# wisconsins first snow



## Labratz (Oct 24, 2007)

wisconsins first snow fall was 16 in a half inchs of wet packy snow fun fun for the tum tum 
* sorry bout the date its not set right on cam it was dec 8 thru the 9 2009 *


----------



## Labratz (Oct 24, 2007)

for got the silly rig * sorry bout the date its not set right on cam it was dec 8 thru the 9 2009 *


----------



## cpsnowremoval (Oct 28, 2009)

lucky! here in kenosha wisconsin we got like 3 inches and some rain for that storm.


----------



## Tosa93F250 (Dec 4, 2009)

Got about 4-6" of wet slushy rain/snow mix in Glendale/ Wauwatosa. Stuff cost me a front drive shaft.


----------



## tsmith (Sep 19, 2006)

Up here in Dunbar we had 16" of lighter, fairly dry snow. Blowing like mad though during the storm. I was the fill in driver in the loader for 7 hours, that was enough. I gained a sore back out of the deal. Had to fix a steering box seal on my own plow truck.


----------



## magik235 (Dec 28, 2007)

I had 11" of snow with 23" drifts in north central Wisconsin between Merrill and Medford.


----------



## Brant'sLawnCare (Jun 29, 2007)

I don't know exactly how much we had. But we had a lot, and I was out for 29 hours. It was wet and heavy. Probably the worst storm I ever plowed in. The Ford's held up great though. We only broke 1 snowblower.


----------



## jomama45 (Dec 25, 2008)

Brant'sLawnCare;900004 said:


> I don't know exactly how much we had. But we had a lot, and I was out for 29 hours. It was wet and heavy. Probably the worst storm I ever plowed in. The Ford's held up great though. We only broke 1 snowblower.

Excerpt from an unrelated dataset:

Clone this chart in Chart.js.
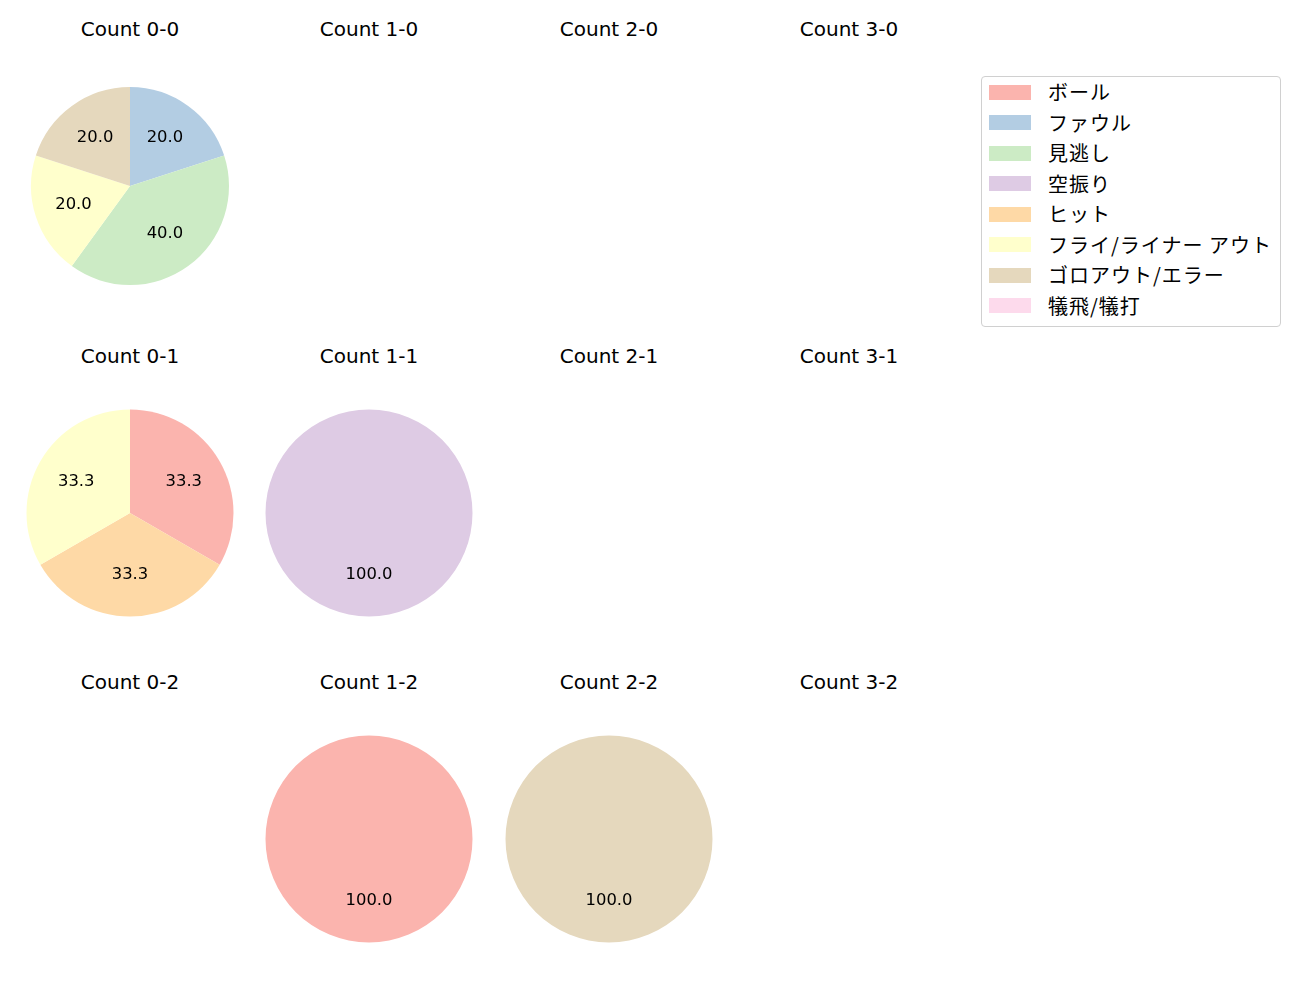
<!DOCTYPE html>
<html><head><meta charset="utf-8">
<script src="https://cdn.jsdelivr.net/npm/chart.js@4/dist/chart.umd.min.js"></script>
<style>
body{margin:0;width:1300px;height:1000px;background:#fff;position:relative;font-family:"DejaVu Sans","Noto Sans CJK JP",sans-serif;overflow:hidden}
.t{position:absolute;width:240px;text-align:center;font-size:20px;color:#000;line-height:24px;font-family:"DejaVu Sans",sans-serif}
.c{position:absolute}
#legend{position:absolute;left:981px;top:76px;width:300px;height:251px;border:1px solid #d0d0d0;border-radius:4px;box-sizing:border-box}
.li{position:absolute;left:7px;height:24px;font-size:20px;line-height:24px;font-family:"Noto Sans CJK JP",sans-serif;color:#000;letter-spacing:1px}
.sw{position:absolute;left:0;top:4.5px;width:42px;height:15px}
.lt{position:absolute;left:59px;top:0;white-space:nowrap}
</style></head><body>
<div id="legend"></div>
<script>
const categories=['ボール','ファウル','見逃し','空振り','ヒット','フライ/ライナー アウト','ゴロアウト/エラー','犠飛/犠打'];
const colors=['#fbb4ae','#b3cde3','#ccebc5','#decbe4','#fed9a6','#ffffcc','#e5d8bd','#fddaec'];
const balls=[0,1,2,3];
const strikes=[0,1,2];
const count_0_0=[0,1,2,0,0,1,1,0];
const count_0_1=[1,0,0,0,1,1,0,0];
const count_1_1=[0,0,0,1,0,0,0,0];
const count_1_2=[1,0,0,0,0,0,0,0];
const count_2_2=[0,0,0,0,0,0,1,0];
const cellData={'0-0':count_0_0,'0-1':count_0_1,'1-1':count_1_1,'1-2':count_1_2,'2-2':count_2_2};

const colX=[130,369,609,849];
const rowY=[186,512.5,839];
const titleY=[29,356,682];
const radii={'0-0':99};

const pctLabels={id:'pctLabels',afterDatasetsDraw(chart){
  const ctx=chart.ctx;const ds=chart.data.datasets[0];
  const total=ds.data.reduce((a,b)=>a+b,0);
  const meta=chart.getDatasetMeta(0);
  ctx.save();ctx.fillStyle='#000';ctx.font='16.4px "DejaVu Sans",sans-serif';
  ctx.textAlign='center';ctx.textBaseline='middle';
  meta.data.forEach((el,i)=>{
    const v=ds.data[i];if(!v)return;
    const a=(el.startAngle+el.endAngle)/2;const r=el.outerRadius*0.6;
    ctx.fillText((v/total*100).toFixed(1),el.x+Math.cos(a)*r,el.y+Math.sin(a)*r);
  });
  ctx.restore();
}};

strikes.forEach((s,ri)=>{
  balls.forEach((b,ci)=>{
    const key=b+'-'+s;
    const t=document.createElement('div');t.className='t';
    t.style.left=(colX[ci]-120)+'px';t.style.top=(titleY[ri]-12)+'px';
    t.textContent='Count '+key;document.body.appendChild(t);
    const data=cellData[key];
    if(!data)return;
    const wrap=document.createElement('div');wrap.className='c';
    const size=230;
    wrap.style.left=(colX[ci]-size/2)+'px';wrap.style.top=(rowY[ri]-size/2)+'px';
    wrap.style.width=size+'px';wrap.style.height=size+'px';
    const cv=document.createElement('canvas');wrap.appendChild(cv);document.body.appendChild(wrap);
    new Chart(cv,{type:'pie',data:{labels:categories,datasets:[{data:data,backgroundColor:colors,borderWidth:0}]},
      options:{responsive:true,maintainAspectRatio:false,animation:false,radius:radii[key]||103.5,
        plugins:{legend:{display:false},tooltip:{enabled:false}},layout:{padding:0}},plugins:[pctLabels]});
  });
});

const lg=document.getElementById('legend');
categories.forEach((c,i)=>{
  const d=document.createElement('div');d.className='li';d.style.top=(3+i*30.5)+'px';
  d.innerHTML='<div class="sw" style="background:'+colors[i]+'"></div><div class="lt"></div>';
  d.querySelector('.lt').textContent=c;lg.appendChild(d);
});
</script>
</body></html>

Brant, I heard that WB & the madison area where "tops" in the state @ 17-18".

About 12" here closer to the lake.


----------



## Newfie Ranger (Mar 31, 2008)

Nice pics. We had the same last Sunday. Lots of fun to get out there again.


----------



## Labratz (Oct 24, 2007)

lol went to play in my parents parking lot behind there house and ohh no the 4 wheel drive dont work i think it might be froozen up lol i gotta get it in shop for we got more snow cumming for monday


----------



## gc3 (Dec 6, 2007)

Hopefully that wont cost you an arm and a leg


----------



## J&R Landscaping (Dec 25, 2005)

Nice pictures!


----------



## nicksplowing (Oct 5, 2005)

nice pics, congrats


----------



## The Plow King (Dec 2, 2006)

*Madison, WI*

We got 14.1" here officially.


----------



## bossman22 (Dec 8, 2009)

Plow King is that a 1500? If so how does it do Im thinking about hanging a boss 7'6 on my z71 tahoe.


----------



## Brant'sLawnCare (Jun 29, 2007)

jomama45;900272 said:


> Brant, I heard that WB & the madison area where "tops" in the state @ 17-18".
> 
> About 12" here closer to the lake.


I definitely would not doubt it. It was a pretty intense storm. How did it go by you?


----------



## The Plow King (Dec 2, 2006)

*Sierra 1/2 ton*



bossman22;904031 said:


> Plow King is that a 1500? If so how does it do Im thinking about hanging a boss 7'6 on my z71 tahoe.


Yep, 99 Sierra 1/2 ton.

I like it a lot since I do some tight parking lots and it's a nice short truck. I've had some problems but no more than most other plow trucks.

Gotta take it easy though since it's only a 1/2 ton. I plowed through the storm and never had to push more than 5-6" at one time.


----------



## bossman22 (Dec 8, 2009)

The Plow King;904348 said:


> Yep, 99 Sierra 1/2 ton.
> 
> I like it a lot since I do some tight parking lots and it's a nice short truck. I've had some problems but no more than most other plow trucks.
> 
> Gotta take it easy though since it's only a 1/2 ton. I plowed through the storm and never had to push more than 5-6" at one time.


ya I here ya haha.


----------



## jomama45 (Dec 25, 2008)

Brant'sLawnCare;904222 said:


> I definitely would not doubt it. It was a pretty intense storm. How did it go by you?


It actually went pretty well considering we had 12" of lead snow. A few break downs, but we still got the lots covered. It helped that quite a few of our accounts are close to the lake, where the snow switched to rain ~ 5-6 AM.


----------